Aug 19, 2012, 3:54 PM EST
The first of twelve opponent previews profiling Notre Dame’s 2012 opponents.
After living the good life as the scrappy band of underdogs that won games by doing the little things right, Ken Niumatalolo‘s Navy team fell back down to earth in 2011, losing seven games because of bad red zone play, a horrific kicking game, and making the type of mistakes earlier editions of the Midshipmen used to capitalize on themselves.
Losing five games by a total of 11 points forced Navy to go back to the basics this offseason, with Niumatalolo cracking the whip as he’s forced to replace almost half of the team’s returning lettermen and 12 starters. After one of the biggest drubbings in almost a quarter century, Navy will head to Dublin with revenge on their mind.
Last time against the Irish:
After a chaotic week filled after laying an egg against USC and some somewhat divisive radio comment made by Brian Kelly, many were worried the Irish were ready to fall apart. Those worries lasted less than two minutes, as the Irish rumbled down the field quickly and didn’t stop until they put up 56 points against the Midshipmen, backed by seven rushing touchdowns.
“They whipped our butts today,” Niumatalolo said. “That’s my fourteenth team playing Notre Dame and that’s the most full butt whipping.”
Michael Floyd had six catches for 121 yards and a touchdown. Tommy Rees completed 16 of 22 passes, and Jonas Gray and Cierre Wood averaged six yards a carry and ran for five touchdowns before Notre Dame finally took their foot off the gas in the fourth quarter.
Degree of Difficulty:
Of the 12 games the Irish play this season, I rank Navy as the tenth toughest opponent on the schedule.
After two option quarterback led the Navy offense, Trey Miller captains the ship, a more accomplished passer than his predecessors. Miller faced the Irish last season as an injury replacement, but will be more seasoned this year.
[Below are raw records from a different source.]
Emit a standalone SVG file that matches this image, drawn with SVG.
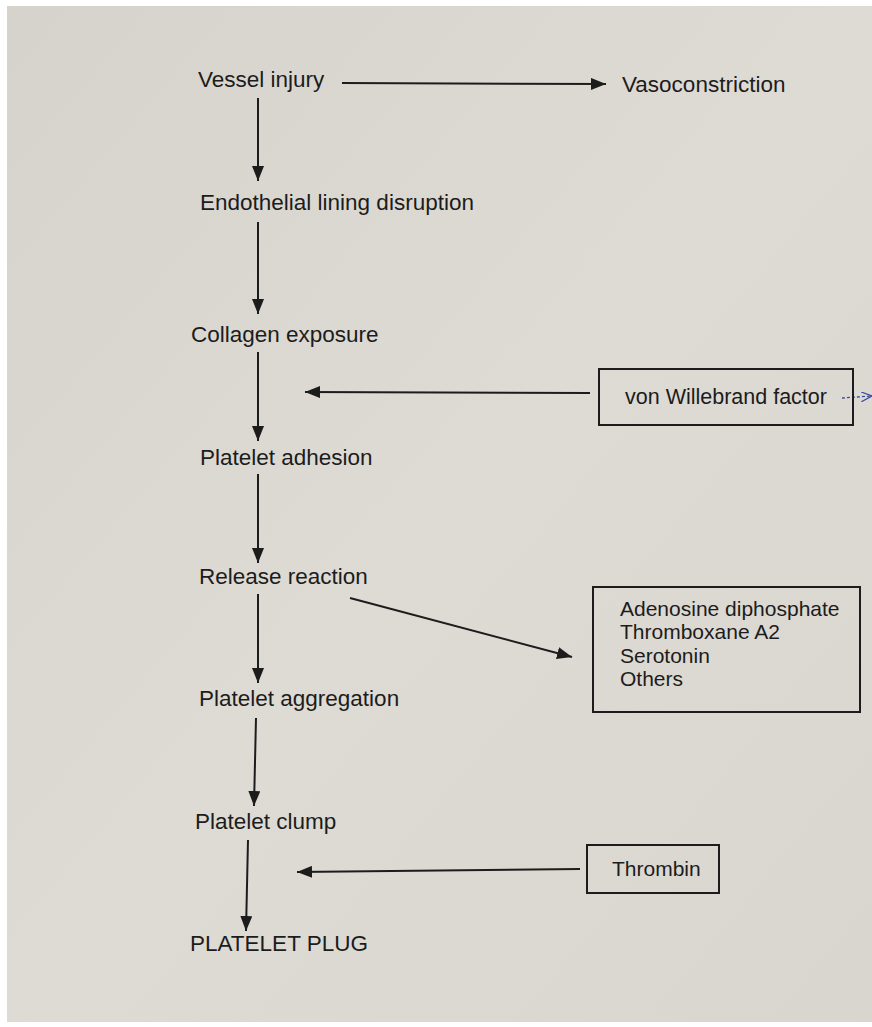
<svg xmlns="http://www.w3.org/2000/svg" width="872" height="1027" viewBox="0 0 872 1027">
<defs>
<linearGradient id="paper" x1="0" y1="0" x2="1" y2="1">
<stop offset="0" stop-color="#d6d3cc"/>
<stop offset="0.5" stop-color="#dedbd5"/>
<stop offset="1" stop-color="#d9d6cf"/>
</linearGradient>
<marker id="ah" markerUnits="userSpaceOnUse" markerWidth="16" markerHeight="12" refX="15" refY="6" orient="auto">
<path d="M0,0 L15,6 L0,12 Z" fill="#1c1c1c"/>
</marker>
<marker id="ahb" markerUnits="userSpaceOnUse" markerWidth="12" markerHeight="10" refX="11" refY="5" orient="auto">
<path d="M0,0 L11,5 L0,10" fill="none" stroke="#3a4aa0" stroke-width="1.3"/>
</marker>
</defs>
<style>
text{font-family:"Liberation Sans",Arial,sans-serif;fill:#1c1c1c;}
.t{font-size:22.5px;}
.b{font-size:21px;}
.c{stroke:#1c1c1c;stroke-width:2;fill:none;marker-end:url(#ah);}
.box{fill:none;stroke:#1c1c1c;stroke-width:2;}
</style>
<rect x="0" y="0" width="872" height="1027" fill="#ffffff"/>
<rect x="7" y="6" width="865" height="1016" fill="url(#paper)"/>
<g id="connectors">
<line class="c" x1="342" y1="83" x2="606" y2="84"/>
<line class="c" x1="258" y1="98" x2="258" y2="181"/>
<line class="c" x1="258" y1="222" x2="258" y2="314"/>
<line class="c" x1="258" y1="352" x2="258" y2="441"/>
<line class="c" x1="590" y1="393" x2="305" y2="392"/>
<line class="c" x1="258" y1="474" x2="258" y2="563"/>
<line class="c" x1="258" y1="594" x2="258" y2="683"/>
<line class="c" x1="350" y1="598" x2="572" y2="657"/>
<line class="c" x1="256" y1="718" x2="254" y2="806"/>
<line class="c" x1="248" y1="840" x2="246" y2="931"/>
<line class="c" x1="580" y1="869" x2="297" y2="872"/>
<path d="M842,398 L872,396" fill="none" stroke="#3a4aa0" stroke-width="1.3" stroke-dasharray="3,2" marker-end="url(#ahb)"/>
</g>
<g id="vessel-injury"><text class="t" x="198" y="87">Vessel injury</text></g>
<g id="vasoconstriction"><text class="t" x="622" y="92">Vasoconstriction</text></g>
<g id="endothelial"><text class="t" x="200" y="210">Endothelial lining disruption</text></g>
<g id="collagen"><text class="t" x="191" y="342">Collagen exposure</text></g>
<g id="vwf">
<rect class="box" x="599" y="369" width="254" height="56"/>
<text class="b" x="625" y="404" style="font-size:21.5px">von Willebrand factor</text>
</g>
<g id="adhesion"><text class="t" x="200" y="465">Platelet adhesion</text></g>
<g id="release"><text class="t" x="199" y="584">Release reaction</text></g>
<g id="mediators">
<rect class="box" x="593" y="587" width="267" height="125"/>
<text class="b" x="620" y="616">Adenosine diphosphate</text>
<text class="b" x="620" y="639">Thromboxane A2</text>
<text class="b" x="620" y="663">Serotonin</text>
<text class="b" x="620" y="686">Others</text>
</g>
<g id="aggregation"><text class="t" x="199" y="706">Platelet aggregation</text></g>
<g id="clump"><text class="t" x="195" y="829">Platelet clump</text></g>
<g id="thrombin">
<rect class="box" x="587" y="845" width="132" height="48"/>
<text class="b" x="612" y="876">Thrombin</text>
</g>
<g id="plug"><text class="t" x="190" y="951">PLATELET PLUG</text></g>
</svg>
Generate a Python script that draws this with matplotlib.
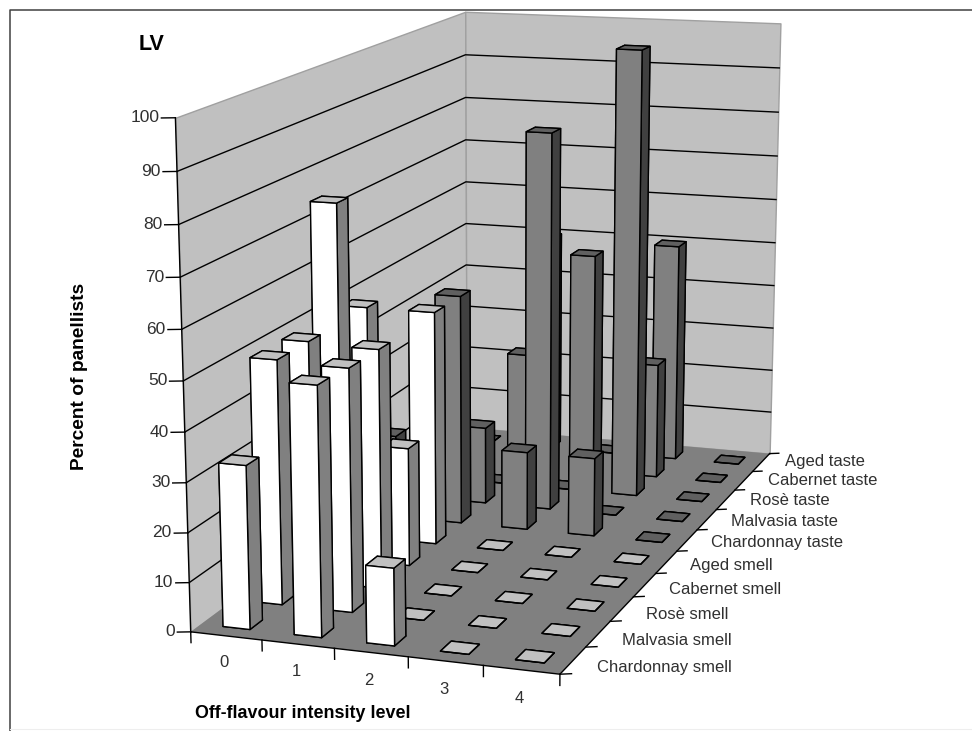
import numpy as np
import matplotlib
matplotlib.use("Agg")
import matplotlib.pyplot as plt
from matplotlib.lines import Line2D
from mpl_toolkits.mplot3d.art3d import Poly3DCollection

levels = ["0", "1", "2", "3", "4"]
categories = ["Chardonnay smell", "Malvasia smell", "Rosè smell", "Cabernet smell", "Aged smell",
              "Chardonnay taste", "Malvasia taste", "Rosè taste", "Cabernet taste", "Aged taste"]
# percent of panellists at intensity 0..4, one list per category
chardonnay_smell = [33, 50, 15.5, 0, 0]
malvasia_smell = [50, 49.5, 0, 0, 0]
rose_smell = [50, 49.5, 0, 0, 0]
cabernet_smell = [75, 25, 0, 0, 0]
aged_smell = [50, 50, 0, 0, 0]
chardonnay_taste = [18, 50, 17, 17, 0]
malvasia_taste = [0, 17, 83, 0, 0]
rose_taste = [0, 0, 0, 99, 0]
cabernet_taste = [0, 26, 50, 26, 0]
aged_taste = [0, 50, 0, 50, 0]
z_ticks = [0, 10, 20, 30, 40, 50, 60, 70, 80, 90, 100]

rows = [chardonnay_smell, malvasia_smell, rose_smell, cabernet_smell, aged_smell,
        chardonnay_taste, malvasia_taste, rose_taste, cabernet_taste, aged_taste]

W, H = 972, 731
plt.rcParams["font.family"] = ["Liberation Sans", "DejaVu Sans"]
fig = plt.figure(figsize=(W / 100, H / 100), dpi=100)
ax = fig.add_axes([0, 0, 1, 1], projection="3d", computed_zorder=False)
ax.set_axis_off()
ax.patch.set_alpha(0)

# camera fitted to the box corners as seen in the picture (Excel style perspective)
world = [(0, 0, 0), (5, 0, 0), (5, 10, 0), (0, 10, 0), (0, 0, 100), (0, 10, 100), (5, 10, 100)]
pixel = [(191, 628), (560, 678), (770, 449), (466, 432), (175, 118), (466, 10), (780, 25)]
A, b = [], []
for (X, Y, Z), (u, v) in zip(world, pixel):
    A.append([X, Y, Z, 1, 0, 0, 0, 0, -u * X, -u * Y, -u * Z]); b.append(u)
    A.append([0, 0, 0, 0, X, Y, Z, 1, -v * X, -v * Y, -v * Z]); b.append(v)
p = np.linalg.lstsq(np.array(A, float), np.array(b, float), rcond=None)[0]
P = np.append(p, 1).reshape(3, 4)


def to_px(x, y, z):
    q = P @ np.array([x, y, z, 1.0])
    return q[0] / q[2], q[1] / q[2]


ax.apply_aspect()
m = ax.transData.get_matrix()
sx, ox, sy, oy = m[0, 0], m[0, 2], m[1, 1], m[1, 2]
M = np.array([(P[0] - ox * P[2]) / sx,
              ((H * P[2] - P[1]) - oy * P[2]) / sy,
              [0, 0, 0, -1],
              P[2]])
ax.get_proj = lambda: M

WALL = "#c0c0c0"; FLOOR = "#808080"; LINE = "#000000"; TXT = "#303030"


def poly(verts, color, z, edge="none"):
    c = Poly3DCollection([verts], facecolors=color, edgecolors=edge, linewidths=1)
    c.set_zorder(z)
    ax.add_collection3d(c)


poly([(0, 0, 0), (0, 10, 0), (0, 10, 100), (0, 0, 100)], WALL, 1, "#a0a0a0")
poly([(0, 10, 0), (5, 10, 0), (5, 10, 100), (0, 10, 100)], WALL, 1, "#a0a0a0")
poly([(0, 0, 0), (5, 0, 0), (5, 10, 0), (0, 10, 0)], FLOOR, 2)

for z in z_ticks:
    if 0 < z < 100:
        ax.plot([0, 0, 5], [0, 10, 10], [z, z, z], color=LINE, lw=1, zorder=3)
    ax.plot([0, -0.16], [0, -0.06], [z, z], color=LINE, lw=1, zorder=3)
ax.plot([0, 0], [0, 0], [0, 100], color=LINE, lw=1, zorder=3)
ax.plot([0, 5, 5], [0, 0, 10], [0, 0, 0], color=LINE, lw=1, zorder=3)
for i in range(6):
    ax.plot([i, i], [0, 0], [0, -2.2], color=LINE, lw=1, zorder=3)
for j in range(11):
    ax.plot([5, 5.13], [j, j + 0.06], [0, 0], color=LINE, lw=1, zorder=3)

# back to front so nearer bars cover the far ones
bw = 0.38
zo = 10
for j in range(9, -1, -1):
    if j < 5:
        faces = ["#c0c0c0", "#c0c0c0", "#ffffff", "#ffffff", "#808080", "#808080"]
    else:
        faces = ["#606060", "#606060", "#808080", "#808080", "#404040", "#404040"]
    for i in range(5):
        c = ax.bar3d(i + 0.5 - bw / 2, j + 0.5 - bw / 2, 0, bw, bw, rows[j][i],
                     color=faces, shade=False, edgecolor="k", linewidth=1)
        c.set_zorder(zo)
        zo += 1

for z in z_ticks:
    u, v = to_px(0, 0, z)
    fig.text((u - 16) / W, 1 - v / H, str(z), ha="right", va="center", fontsize=12.5, color=TXT)
for i, s in enumerate(levels):
    u, v = to_px(i + 0.5, 0, 0)
    fig.text((u - 2) / W, 1 - (v + 27 + i * 0.5) / H, s, ha="center", va="center", fontsize=12, color=TXT)
for j, s in enumerate(categories):
    u, v = to_px(5, j + 0.5, 0)
    fig.text((u + 24) / W, 1 - (v + 7 - 0.9 * j) / H, s, ha="left", va="center", fontsize=12, color=TXT)

fig.text(152 / W, 1 - 45 / H, "LV", ha="center", va="center", fontsize=15.5, fontweight="bold")
fig.text(79 / W, 1 - 376 / H, "Percent of panellists", rotation=90, ha="center", va="center",
         fontsize=13.8, fontweight="bold")
fig.text(303 / W, 1 - 713 / H, "Off-flavour intensity level", ha="center", va="center",
         fontsize=12.9, fontweight="bold")

# frame of the pasted chart: only left and top really show
fig.add_artist(Line2D([9.5 / W, 9.5 / W, 1], [0, 1 - 9.5 / H, 1 - 9.5 / H], color="#404040", lw=1.1))
fig.add_artist(Line2D([9.5 / W, 1], [1 - 728.5 / H, 1 - 728.5 / H], color="#eeeeee", lw=0.8))

fig.savefig("out.png", dpi=100, facecolor="white")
Brandon Turner is back with the team after struggling to pass his conditioning test this fall, but fellow receiver Matt Aiken will likely miss the game after hyperextending his knee during a scrimmage. Gee Gee Green will be back in the backfield, but it’ll be Noah Copeland‘s job to replace Alexander Teich. The Midshipmen still need to solve a horrendous kicking game, missing nine kicks in twelve games last season.
On defense, the Middies will need to fill the shoes of defensive end Jabaree Tuani, who graduated after a sterling four year career. Not helping their case is that the line has also lost two other potential contributors, with Jamel Dobbs dismissed from the Academy and Josh Jones walking away from football. Defensive coordinator Buddy Green will rotate a lot of bodies along the line as he looks to find the right combination. Linebacker Matt Warrick will pace the Academy’s back seven, joined by senior safety Tra’ves Bush and sophomore Chris Ferguson. Converted safety Josh Tate also passed the Physical Readiness Test this week after failing earlier and should add some speed to the edge of the defense.
How the Irish will win:
It’s a pretty simple formula for the Irish, though the execution remains to be the wild card of the 2012 season. With Tommy Rees back home in South Bend, it’ll be up to Everett Golson or Andrew Hendrix to lead the Irish offense without turning the football over. The Irish have a sizable advantage along the lines, and with running options Cierre Wood, Theo Riddick, George Atkinson, and Amir Carlisle, the ball doesn’t need to be in the air all that much, unless it’s heading toward All-American Tyler Eifert.
After a rough debut against Niumatalolo, defensive coordinator Bob Diaco has done a nice job playing against option attacks, limiting points even if offenses have done a decent job racking up yardage. With Kapron Lewis-Moore, Stephon Tuitt, and Louis Nix along the line, Manti Te’o roaming sideline to sideline and the entire defense pretty familiar with the option attack, there’s little reason the Irish shouldn’t win in front of a likely pro-Notre Dame crowd in Dublin.
How the Irish will lose:
The recipe for disaster is fairly well known after last season. An offense that turns the ball over at inopportune times. A defense that gives up yards by the bunch against option opponents. And a secondary that’s had little experience, and will likely be susceptible against the one or two deep shots Navy takes down field.
Navy will do everything it can to limit Notre Dame’s possessions and milk the clock as it moves the ball down the field. With an entire preseason to add some wrinkles to its attack, Navy should try to catch the Irish defense unprepared. If the offense can’t get out of the gates quickly and Navy hangs around into the second half, this might be a nightmarish start to the season and an awfully long trip home to South Bend.
Even with a first time starter at quarterback, there shouldn’t be much to worry about for the Irish. Notre Dame’s strength on both lines should make it difficult for Navy. The skill players the Irish have should overwhelm the Midshipmen’s defense. And after splitting the first two rounds, Brian Kelly and company should take another game from Niumatalolo and his undermanned squad. It’s a good first opponent for the Irish, who get some extra time to prep for the option, while also easing Golson (or Hendrix) into the mix.